Air brushed and pretty (click to enlarge).







And here you can tell she is definately a smoker. She's written about it in her blog before and it clearly shows.

I just really wonder why she would smoke since she's a model for a make-up company (L'oreal and sometimes Chanel), models a clothing line that she creates, and has starred in movies. In Ultraviolet, every shot of her was in soft focus.

Anyone else notice big differences in celebrities skin between photoshopped images vs real life?


----------



## MACATTAK (Jan 20, 2008)

Quote:

   Anyone else notice big differences in celebrities skin between photoshopped images vs real life?  
 
Yes...try almost every celebrity!  Without all that professional makeup, most of them don't look so hot!


----------



## j_absinthe (Jan 20, 2008)

Smoking help keeps weight off. I hope not only for her sake, but for her baby's sake, she's since stopped. I still think she's awesome though.

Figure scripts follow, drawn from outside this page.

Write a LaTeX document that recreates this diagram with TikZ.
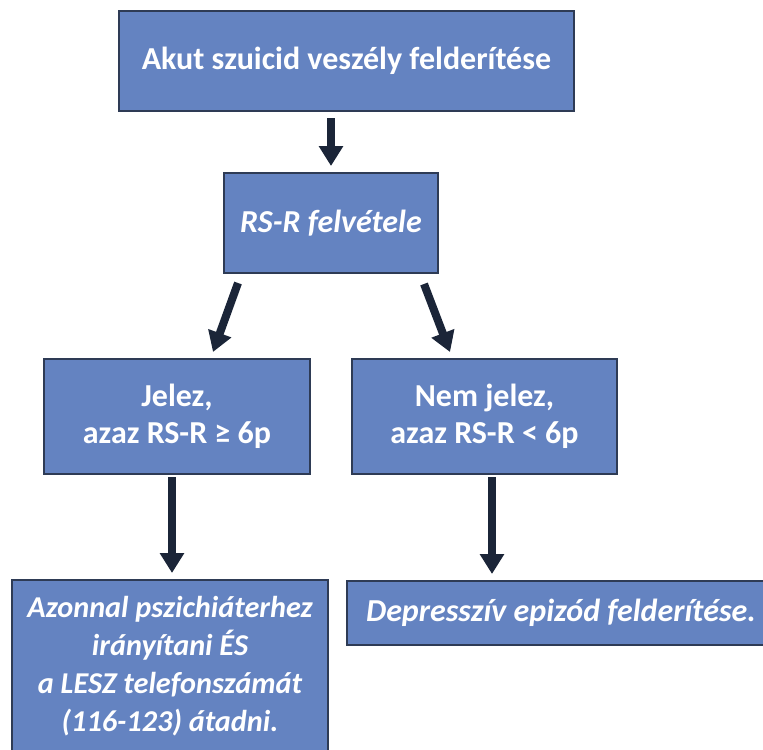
\documentclass[tikz,border=0pt]{standalone}
\usepackage{fontspec}
\setmainfont{Carlito}
\usetikzlibrary{arrows.meta,calc}
\definecolor{boxfill}{HTML}{6483C1}
\definecolor{boxline}{HTML}{2E3B55}
\definecolor{arrowcol}{HTML}{1B2538}
\tikzset{
  box/.style={draw=boxline, line width=1.5pt, fill=boxfill, text=white, align=center,
    font=\fontsize{24}{27.75}\selectfont\bfseries, inner sep=0pt},
  ibox/.style={box, font=\fontsize{24}{27.75}\selectfont\bfseries\itshape},
  sbox/.style={box, font=\fontsize{22.7}{28.5}\selectfont\bfseries\itshape},
  flow/.style={draw=arrowcol, line width=6pt, line cap=butt,
    -{Triangle[width=17.5pt,length=15pt]}, arrowcol}
}
\begin{document}
\begin{tikzpicture}[x=0.75pt,y=-0.75pt]
\useasboundingbox (0,0) rectangle (763,749);
\clip (0,0) rectangle (763,749);
\node[box, minimum width=455*0.75pt, minimum height=100*0.75pt] (b1) at (346.5,61) {Akut szuicid veszély felderítése};
\node[ibox, minimum width=214*0.75pt, minimum height=100*0.75pt] (b2) at (331,223) {RS-R felvétele};
\node[box, minimum width=266*0.75pt, minimum height=115*0.75pt] (b3) at (177,416.5) {Jelez,\\azaz RS-R ≥ 6p};
\node[box, minimum width=265*0.75pt, minimum height=115*0.75pt] (b4) at (484.5,416.5) {Nem jelez,\\azaz RS-R < 6p};
\node[sbox, minimum width=316*0.75pt, minimum height=172*0.75pt] (b5) at (170,666) {Azonnal pszichiáterhez\\irányítani ÉS\\a LESZ telefonszámát\\(116-123) átadni.};
\node[ibox, minimum width=428*0.75pt, minimum height=64*0.75pt] (b6) at (561,613) {Depresszív epizód felderítése.};

\coordinate (a1s) at (b2.north |- b1.south);
\draw[flow, shorten <=4.5pt, shorten >=4.5pt] (a1s) -- (b2.north);
\draw[flow] ($(b2.south west)+(15,9)$) -- ($(b3.north)+(36,-6)$);
\draw[flow] ($(b2.south east)+(-15,10)$) -- ($(b4.north)+(-34.5,-6)$);
\coordinate (a3s) at ($(b3.south)+(-5,2)$);
\draw[flow, shorten >=4.5pt] (a3s) -- (a3s |- b5.north);
\coordinate (a4s) at ($(b4.south)+(7.5,2)$);
\draw[flow, shorten >=4.5pt] (a4s) -- (a4s |- b6.north);
\end{tikzpicture}
\end{document}
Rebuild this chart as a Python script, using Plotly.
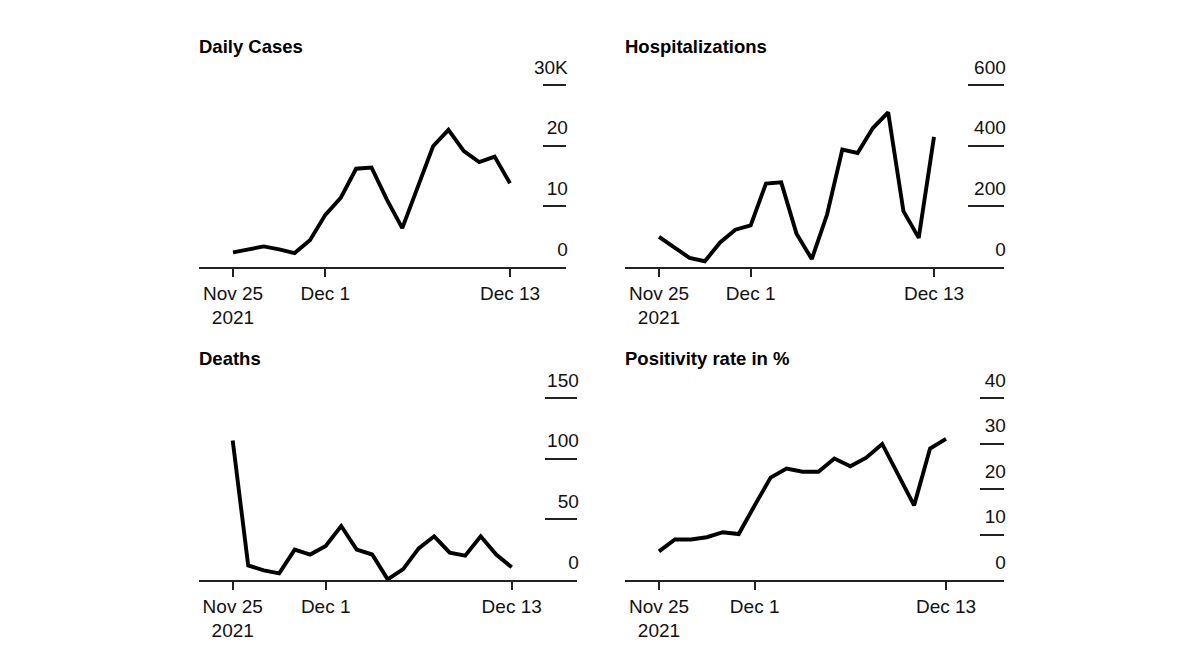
import pandas as pd
import plotly.graph_objects as go

# ---------------- data ----------------
dates = pd.date_range("2021-11-25", "2021-12-13", freq="D")

daily_cases = [2400, 2900, 3400, 2900, 2300, 4400, 8600, 11400, 16200, 16400,
               11100, 6400, 13300, 19900, 22600, 19100, 17300, 18200, 13800]
hospitalizations = [99, 63, 30, 19, 81, 123, 137, 275, 279, 110,
                    26, 173, 387, 376, 458, 510, 184, 96, 429]
deaths = [115, 12, 8, 5.5, 25, 21, 28, 44.5, 25, 21,
          0.5, 9, 26, 36, 22.5, 20, 36, 21, 10.5]
positivity = [6.3, 8.9, 8.9, 9.4, 10.5, 10.1, 16.4, 22.5, 24.5, 23.8,
              23.8, 26.7, 25.0, 26.9, 29.9, 23.2, 16.4, 28.9, 31.0]

titles = ["Daily Cases", "Hospitalizations", "Deaths", "Positivity rate in %"]

cases_ticks = [0, 10000, 20000, 30000]
cases_ticktext = ["0", "10", "20", "30K"]
hosp_ticks = [0, 200, 400, 600]
hosp_ticktext = ["0", "200", "400", "600"]
deaths_ticks = [0, 50, 100, 150]
deaths_ticktext = ["0", "50", "100", "150"]
pos_ticks = [0, 10, 20, 30, 40]
pos_ticktext = ["0", "10", "20", "30", "40"]

xtick_dates = ["2021-11-25", "2021-12-01", "2021-12-13"]
xtick_text = ["Nov 25<br>2021", "Dec 1", "Dec 13"]

# ---------------- layout geometry (pixels, window coordinates) ----------------
W, H = 1200, 660
OFF = 8  # page body margin offset
FONT = "Liberation Sans, Arial, Helvetica, sans-serif"

panels = [
    dict(y=daily_cases, tv=cases_ticks, tt=cases_ticktext, x0=199, x1=566,
         p_a=233, p_b=510, base=267, toptick=85, top=48, tl=23, title=titles[0], ty=47),
    dict(y=hospitalizations, tv=hosp_ticks, tt=hosp_ticktext, x0=625, x1=1004,
         p_a=659, p_b=934, base=267, toptick=85, top=48, tl=36, title=titles[1], ty=47),
    dict(y=deaths, tv=deaths_ticks, tt=deaths_ticktext, x0=199, x1=577,
         p_a=232.7, p_b=511.7, base=580, toptick=398, top=360, tl=32, title=titles[2], ty=358),
    dict(y=positivity, tv=pos_ticks, tt=pos_ticktext, x0=625, x1=1004,
         p_a=659, p_b=946, base=580, toptick=398, top=360, tl=24, title=titles[3], ty=358),
]


def fx(px):
    return (px - OFF) / W


def fy(px):
    return 1 - (px - OFF) / H


fig = go.Figure()
d_a = pd.Timestamp("2021-11-25")
ndays = 18

for i, p in enumerate(panels, start=1):
    xa = "x" if i == 1 else f"x{i}"
    ya = "y" if i == 1 else f"y{i}"
    fig.add_trace(go.Scatter(
        x=dates, y=p["y"], mode="lines",
        line=dict(color="#000000", width=3.9),
        xaxis=xa, yaxis=ya, showlegend=False, hoverinfo="skip"))

    ppd = (p["p_b"] - p["p_a"]) / ndays
    start = d_a - pd.Timedelta(days=(p["p_a"] - p["x0"]) / ppd)
    end = d_a + pd.Timedelta(days=(p["x1"] - p["p_a"]) / ppd)

    ymaxtick = p["tv"][-1]
    ytop = ymaxtick * (p["base"] - p["top"]) / (p["base"] - p["toptick"])

    xkey = "xaxis" if i == 1 else f"xaxis{i}"
    ykey = "yaxis" if i == 1 else f"yaxis{i}"
    fig.layout[xkey] = dict(
        domain=[fx(p["x0"]), fx(p["x1"])],
        anchor=ya, type="date",
        range=[start, end],
        tickvals=xtick_dates, ticktext=xtick_text,
        showline=True, linecolor="#222222", linewidth=1.5,
        ticks="outside", ticklen=8, tickwidth=1.5, tickcolor="#222222",
        showgrid=False, zeroline=False,
        tickfont=dict(family=FONT, size=19, color="#111111"),
        fixedrange=True,
    )
    fig.layout[ykey] = dict(
        domain=[fy(p["base"]), fy(p["top"])],
        anchor=xa, side="right",
        range=[0, ytop],
        tickvals=p["tv"], ticktext=p["tt"],
        ticks="inside", ticklen=p["tl"], tickwidth=1.5, tickcolor="#222222",
        ticklabelposition="inside", ticklabelshift=-18,
        ticklabelstandoff=-(p["tl"] + 1),
        showline=False, showgrid=False, zeroline=False,
        tickfont=dict(family=FONT, size=19, color="#111111"),
        fixedrange=True,
    )
    fig.add_annotation(
        text=f"<b>{p['title']}</b>", xref="paper", yref="paper",
        x=fx(p["x0"] - 2), y=fy(p["ty"]), xanchor="left", yanchor="middle",
        showarrow=False, font=dict(family=FONT, size=18.5, color="#000000"))

fig.update_layout(
    width=W, height=H,
    margin=dict(l=0, r=0, t=0, b=0),
    paper_bgcolor="#ffffff", plot_bgcolor="#ffffff",
    showlegend=False,
)

fig.write_html("out.html")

When I think of celebs with bad skin, I think of Joan Van Ark.

What am I saying, I'm being harsh...






She's not really that much of a celeb anymore.


----------



## wolfsong (Jan 20, 2008)

It would be a shame if she chose fags over looks - she's such a natural beauty. Leeloo! (Im a little bit in love with that character 
	

	
	
		
		

		
		
	


	




 ).


----------



## j_absinthe (Jan 21, 2008)

A shame if she chose fags over her baby?

Shit, I hope she'd adopt me.


----------



## peinapple (Jan 21, 2008)

fags as in british slang for cigarettes..


----------



## wolfsong (Jan 21, 2008)

Quote:

   Originally Posted by *peinapple* 

 
_fags as in british slang for cigarettes.._

 
Lol, yes - i should make that clear, shouldnt i?

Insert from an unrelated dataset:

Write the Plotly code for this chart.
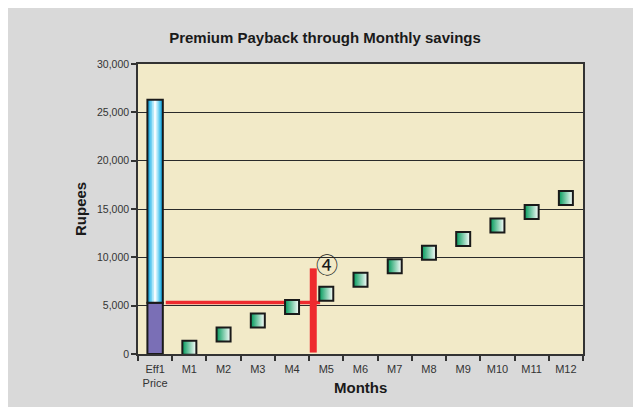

Though Guy Pierce in 'Priscilla Queen of the Desert' is tempting...


----------



## angeluv009 (Jan 21, 2008)

I hate it that so many women go around thinking that they have to live up to those airbrushed standards, especially since they aren't real. Every celeb gets help and piles on the makeup. Geez, they've got teams of people working on them and trying to make them look good. 
Thanks for the post. It makes me feel human...


----------



## j_absinthe (Jan 21, 2008)

Quote:

   Originally Posted by *peinapple* 

 
_fags as in british slang for cigarettes.._

 
I know. It was a joke.


----------



## glory9705 (Jan 21, 2008)

Wow! What a diff...the only celerbrity that I've seen looks great w/out mu is probably Jennifer Garner!


----------



## misstwiggwinkle (Jan 21, 2008)




----------



## wolfsong (Jan 21, 2008)

Quote:

   Originally Posted by *glory9705* 

 
_Wow! What a diff...the only celerbrity that I've seen looks great w/out mu is probably Jennifer Garner!_

 
Garner's very beautiful with and without makeup. Also i would say the obvious: Angelina Jolie. Added to that Patricia Arquette and Regina Spektor...

There are celebs that look wonderful natural, as there are with people that are not 'famous'; its seems like celebs look worse without makeup because of life style (long hours, stress, slapping on makeup, travelling, partying, smoking etc) and being airbrushed to 'perfection' in the media so that even a freckle would make them seem different. Yes they have money to buy expensive products and get fancy treatments, but they have a lot working against them too - and not just the general public opinion that they should, and do look as 'perfect' as they are on a magazine cover.


----------



## SingFrAbsoltion (Jan 22, 2008)

I don't get how her skin is bad. That's what real people look like.


----------



## sitasati (Jan 23, 2008)

Quote:

   Originally Posted by *SingFrAbsoltion* 

 
_I don't get how her skin is bad. That's what real people look like._

 

She doesn't look "real" on the magazine cover.


----------



## Kuuipo (Jan 23, 2008)

Cameron Diaz is gorgeous but without makeup she has some major pigmentation issues. Even the most perfect looking people in the media are totally, refreshingly human in person.


----------